J'ai lu sur des sites dont j'ai oublié le nom que ce phénomène serait même tellement répandu qu'il y aurait déjà eu des AGs d'entreprises avec plus de votants que le nombre d'actions officielles.

Cela n'est pas du tout comparable avec un deal dérivé qui est bien un engagement.
La banque et la finance ne font plus la différence entre propriété et engagement.
Les marchés de titres sont tout aussi fiat que ne l'est la banque et la monnaie.

ST

@Vincent Poncet

Absolument. Et merci pour ces infos complémentaires.

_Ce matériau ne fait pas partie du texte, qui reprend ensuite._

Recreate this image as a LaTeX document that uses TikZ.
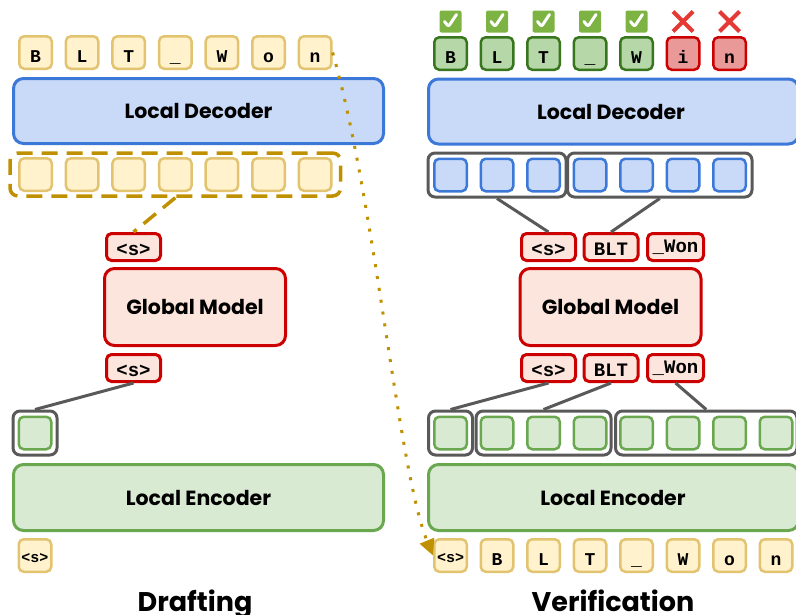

La Finance est un aspect essentiel du capitalisme, dans la mesure ou l'industrie financière rassemble tous les mécanismes qui vont permettre la meilleure allocation possible du capital (l'épargne) en fonction des besoins d'investissements des entrepreneurs (marché des actions, crédit etc etc.). Mais aujourd'hui, on découvre une finance SANS CAPITAL : fiat money, crédit non appuyé par de l'épargne, titres sans actif sous jacent, naked short selling, side bets etc... Il n'y a pas de capitalisme sans capital. C'est bien pour cela que ces dérives n'ont rien à voir avec le capitalisme et qu'elles partagent toutes d'une seule et même logique : la tromperie. Depuis la monnaie papier des banques centrales inflationnistes jusqu'aux montages de Goldman Sachs, l'économie mondiale fonctionne sur des mensonges. Rétablir une économie saine du capital est la première pierre de la reconstruction post-crise. Malheureusement, on en est pas encore à cette étape. Il va falloir d'abord assumer les conséquences de ces fraudes.